Elsa Airoldi
Adesso che la sovrintendenza ha promosso la grande avventura culturale Daniel Baremboim, e con lei l'asse Milano-Berlino, ci sentiamo più importanti. Ma anche un po' intimoriti. I propositi, comunque ci si sia arrivati, sono persino sociali, addirittura filosofici. E poi c'è l'Europa, il mondo che chiama. E i nostri? Sentiamo che prima o poi, portato da una corrente sotterranea solida e non eclatante, ne salterà fuori uno. Intanto loro vanno avanti con i loro progetti.

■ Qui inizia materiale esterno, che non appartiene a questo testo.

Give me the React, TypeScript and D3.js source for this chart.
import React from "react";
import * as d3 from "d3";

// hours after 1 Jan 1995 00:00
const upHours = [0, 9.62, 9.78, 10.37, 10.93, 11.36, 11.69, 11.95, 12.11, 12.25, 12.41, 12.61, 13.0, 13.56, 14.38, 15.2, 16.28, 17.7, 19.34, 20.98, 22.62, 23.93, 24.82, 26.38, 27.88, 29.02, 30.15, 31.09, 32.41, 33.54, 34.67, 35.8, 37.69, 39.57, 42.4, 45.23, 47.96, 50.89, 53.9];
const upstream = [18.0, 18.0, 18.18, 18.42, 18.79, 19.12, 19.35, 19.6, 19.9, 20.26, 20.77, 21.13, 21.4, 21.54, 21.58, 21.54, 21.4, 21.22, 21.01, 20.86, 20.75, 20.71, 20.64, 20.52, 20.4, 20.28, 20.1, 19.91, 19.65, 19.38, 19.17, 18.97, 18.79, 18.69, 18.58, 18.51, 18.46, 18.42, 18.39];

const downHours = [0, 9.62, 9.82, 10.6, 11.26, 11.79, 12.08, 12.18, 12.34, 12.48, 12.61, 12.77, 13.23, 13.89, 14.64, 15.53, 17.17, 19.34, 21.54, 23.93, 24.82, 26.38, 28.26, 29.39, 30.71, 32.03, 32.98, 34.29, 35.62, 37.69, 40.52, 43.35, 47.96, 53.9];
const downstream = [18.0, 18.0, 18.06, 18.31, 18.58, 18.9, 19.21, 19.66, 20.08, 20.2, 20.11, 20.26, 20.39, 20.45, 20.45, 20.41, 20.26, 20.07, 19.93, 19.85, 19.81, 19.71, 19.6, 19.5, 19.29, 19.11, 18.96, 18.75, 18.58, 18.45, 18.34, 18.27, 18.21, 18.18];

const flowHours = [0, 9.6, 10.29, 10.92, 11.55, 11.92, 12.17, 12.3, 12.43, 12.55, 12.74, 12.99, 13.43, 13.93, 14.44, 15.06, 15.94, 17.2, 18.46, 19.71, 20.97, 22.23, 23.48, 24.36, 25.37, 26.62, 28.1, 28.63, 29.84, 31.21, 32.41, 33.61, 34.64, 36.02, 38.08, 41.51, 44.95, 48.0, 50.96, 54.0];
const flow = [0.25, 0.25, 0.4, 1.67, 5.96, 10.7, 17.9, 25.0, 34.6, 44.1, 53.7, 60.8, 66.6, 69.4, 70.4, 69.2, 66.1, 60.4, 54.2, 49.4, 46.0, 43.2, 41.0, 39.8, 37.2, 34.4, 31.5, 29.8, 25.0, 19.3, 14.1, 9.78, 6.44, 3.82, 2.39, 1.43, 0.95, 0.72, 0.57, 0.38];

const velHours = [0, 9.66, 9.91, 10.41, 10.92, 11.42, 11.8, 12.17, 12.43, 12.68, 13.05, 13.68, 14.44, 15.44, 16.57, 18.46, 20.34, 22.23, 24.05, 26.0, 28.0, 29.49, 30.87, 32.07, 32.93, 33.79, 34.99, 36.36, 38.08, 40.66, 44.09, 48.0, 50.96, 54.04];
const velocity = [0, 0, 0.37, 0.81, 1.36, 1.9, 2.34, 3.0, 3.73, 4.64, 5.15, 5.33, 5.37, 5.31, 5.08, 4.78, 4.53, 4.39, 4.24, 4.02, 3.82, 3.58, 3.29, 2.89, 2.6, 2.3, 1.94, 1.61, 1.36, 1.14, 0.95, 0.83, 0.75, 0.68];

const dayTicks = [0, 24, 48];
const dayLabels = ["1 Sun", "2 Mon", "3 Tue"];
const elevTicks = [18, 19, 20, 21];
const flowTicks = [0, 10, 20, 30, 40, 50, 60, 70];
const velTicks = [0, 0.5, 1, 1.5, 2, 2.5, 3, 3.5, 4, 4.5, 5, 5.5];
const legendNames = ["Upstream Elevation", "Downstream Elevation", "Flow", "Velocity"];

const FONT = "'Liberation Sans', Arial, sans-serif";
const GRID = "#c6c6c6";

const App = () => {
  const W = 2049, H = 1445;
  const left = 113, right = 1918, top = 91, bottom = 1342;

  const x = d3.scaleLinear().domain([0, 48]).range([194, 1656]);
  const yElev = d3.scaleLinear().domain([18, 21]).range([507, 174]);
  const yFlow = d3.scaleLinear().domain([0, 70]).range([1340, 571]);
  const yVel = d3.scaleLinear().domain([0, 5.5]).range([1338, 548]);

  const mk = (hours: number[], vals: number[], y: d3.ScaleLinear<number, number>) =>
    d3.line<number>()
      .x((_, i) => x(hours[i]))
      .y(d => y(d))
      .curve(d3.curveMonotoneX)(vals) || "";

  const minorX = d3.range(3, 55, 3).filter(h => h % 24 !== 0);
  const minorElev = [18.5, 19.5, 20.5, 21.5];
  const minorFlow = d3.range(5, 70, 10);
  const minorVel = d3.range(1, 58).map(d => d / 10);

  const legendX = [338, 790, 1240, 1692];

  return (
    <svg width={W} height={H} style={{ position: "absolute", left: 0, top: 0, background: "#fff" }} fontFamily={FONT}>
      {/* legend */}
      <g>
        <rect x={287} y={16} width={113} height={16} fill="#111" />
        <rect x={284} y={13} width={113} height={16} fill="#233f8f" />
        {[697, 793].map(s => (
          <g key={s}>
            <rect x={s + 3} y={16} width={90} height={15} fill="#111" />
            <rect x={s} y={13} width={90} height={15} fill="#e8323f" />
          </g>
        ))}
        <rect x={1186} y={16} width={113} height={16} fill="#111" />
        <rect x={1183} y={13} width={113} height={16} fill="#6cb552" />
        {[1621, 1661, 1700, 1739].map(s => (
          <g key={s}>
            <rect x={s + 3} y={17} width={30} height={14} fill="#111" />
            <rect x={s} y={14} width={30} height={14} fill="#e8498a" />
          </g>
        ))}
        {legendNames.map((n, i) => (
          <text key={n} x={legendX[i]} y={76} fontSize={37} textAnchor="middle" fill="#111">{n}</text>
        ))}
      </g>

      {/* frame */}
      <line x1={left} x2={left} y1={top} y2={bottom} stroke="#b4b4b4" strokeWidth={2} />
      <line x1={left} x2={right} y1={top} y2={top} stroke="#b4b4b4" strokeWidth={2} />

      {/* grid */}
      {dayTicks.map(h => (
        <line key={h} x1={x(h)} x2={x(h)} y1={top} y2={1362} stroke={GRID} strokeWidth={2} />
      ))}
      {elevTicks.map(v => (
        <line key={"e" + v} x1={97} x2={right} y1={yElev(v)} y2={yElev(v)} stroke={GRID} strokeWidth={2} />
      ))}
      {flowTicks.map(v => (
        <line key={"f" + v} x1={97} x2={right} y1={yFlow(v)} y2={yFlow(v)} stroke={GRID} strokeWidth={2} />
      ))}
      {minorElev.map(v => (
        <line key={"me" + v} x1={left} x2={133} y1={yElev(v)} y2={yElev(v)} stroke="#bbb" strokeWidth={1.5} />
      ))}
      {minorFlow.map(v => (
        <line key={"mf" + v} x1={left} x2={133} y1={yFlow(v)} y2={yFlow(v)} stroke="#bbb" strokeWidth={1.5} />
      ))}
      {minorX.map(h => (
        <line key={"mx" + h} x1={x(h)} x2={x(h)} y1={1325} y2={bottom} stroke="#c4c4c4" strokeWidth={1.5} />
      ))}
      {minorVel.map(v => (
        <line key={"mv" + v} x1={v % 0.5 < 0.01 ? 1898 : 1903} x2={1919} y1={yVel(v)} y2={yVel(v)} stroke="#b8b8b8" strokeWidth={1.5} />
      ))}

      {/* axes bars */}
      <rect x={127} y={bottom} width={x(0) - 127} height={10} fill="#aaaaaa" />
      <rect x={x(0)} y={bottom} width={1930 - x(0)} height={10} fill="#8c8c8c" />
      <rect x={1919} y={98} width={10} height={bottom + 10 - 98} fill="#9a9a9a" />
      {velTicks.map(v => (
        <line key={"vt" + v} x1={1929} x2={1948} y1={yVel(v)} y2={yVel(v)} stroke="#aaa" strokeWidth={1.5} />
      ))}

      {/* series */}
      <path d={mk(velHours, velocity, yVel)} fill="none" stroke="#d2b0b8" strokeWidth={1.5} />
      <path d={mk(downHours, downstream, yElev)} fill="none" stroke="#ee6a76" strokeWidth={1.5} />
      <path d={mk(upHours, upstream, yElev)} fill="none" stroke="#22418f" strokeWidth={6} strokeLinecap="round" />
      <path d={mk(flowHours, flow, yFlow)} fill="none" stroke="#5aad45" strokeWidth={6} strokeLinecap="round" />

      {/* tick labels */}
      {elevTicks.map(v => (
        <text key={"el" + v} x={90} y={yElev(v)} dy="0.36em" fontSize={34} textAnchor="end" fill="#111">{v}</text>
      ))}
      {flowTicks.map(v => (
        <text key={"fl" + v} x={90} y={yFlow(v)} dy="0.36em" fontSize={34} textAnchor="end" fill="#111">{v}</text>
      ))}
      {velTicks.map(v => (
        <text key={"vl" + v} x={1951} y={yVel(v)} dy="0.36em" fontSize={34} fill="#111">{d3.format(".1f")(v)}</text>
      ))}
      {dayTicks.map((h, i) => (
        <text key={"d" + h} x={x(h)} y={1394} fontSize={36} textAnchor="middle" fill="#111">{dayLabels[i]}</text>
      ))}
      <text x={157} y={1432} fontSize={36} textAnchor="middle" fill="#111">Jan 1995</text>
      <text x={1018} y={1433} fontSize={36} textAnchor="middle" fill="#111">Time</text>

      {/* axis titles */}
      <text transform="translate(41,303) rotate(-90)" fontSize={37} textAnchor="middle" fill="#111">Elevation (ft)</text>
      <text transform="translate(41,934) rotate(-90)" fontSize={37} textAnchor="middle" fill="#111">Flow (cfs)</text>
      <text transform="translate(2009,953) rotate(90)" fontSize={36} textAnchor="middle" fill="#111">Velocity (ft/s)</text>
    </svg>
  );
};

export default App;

Il primo che capita sul podio della Scala dopo il clamoroso annuncio è Roberto Abbado. Uno che ha sempre dichiarato il suo amore per il teatro e la speranza di frequentarlo il più possibile. Da «esterno». Roberto torna e ritorna. Concerti per Scala e Filarmonica, per cui dirige stasera, martedì e mercoledì. La struggente Lucia che precipita cullante verso la catarsi finale che torna a luglio. Un'opera la prossima stagione. Altre trame già imbastite. Intanto, prima di una tournée sudamericana con l'Orchestra di Fiesole, domani, martedì e mercoledì prossimo è sua la terna che chiude la stagione sinfonica del Piermarini. Roberto continua a stupire. Per la singolarità delle letture. Per l'originalità dei programmi. Che questa volta batte tutti. Includendo uno Schumann che non si ascolta mai e una collaborazione, la prima, con Moni Ovadia. Operazione che fa pensare, per parallelismo pur in opposto contesto, a quella di Abbado (Mohammed Abbad?) zio con Benigni. Il filo conduttore è il mondo ebraico: Schumann, Requiem für Mignon op 98b; Schönberg, Un sopravvissuto di Varsavia op.46; Mahler, Sinfonia n.1 «Titan». La rarità più rara è certo Mignon, per soli coro e orchestra. Forse lo Schumann più riuscito del genere. «È un lavoro sperimentale suggerito dal Wilhelm Meister di Göthe. Via la drammaticità di Verdi e la trepidazione di Mozart. Qui c'è intimità, elegia, letteratura, esaltazione del potere catartico dell'arte: vita sopra le stelle, serto di immortalità...». In organico quattro voci bianche che piangono sul feretro di Mignon. Mentre il coro e la voce paterna di un baritono, Markus Werba, le consolano. Il testo del Sopravissuto, l'agghiacciante testimonianza di un ebreo polacco, è steso dallo stesso Schönberg (periodo americano) in inglese. Ma con la possibilità di utilizzare altre lingue. Abbado junior ha comunque l'imprimatur di Nuria. Così Ovadia parla italiano.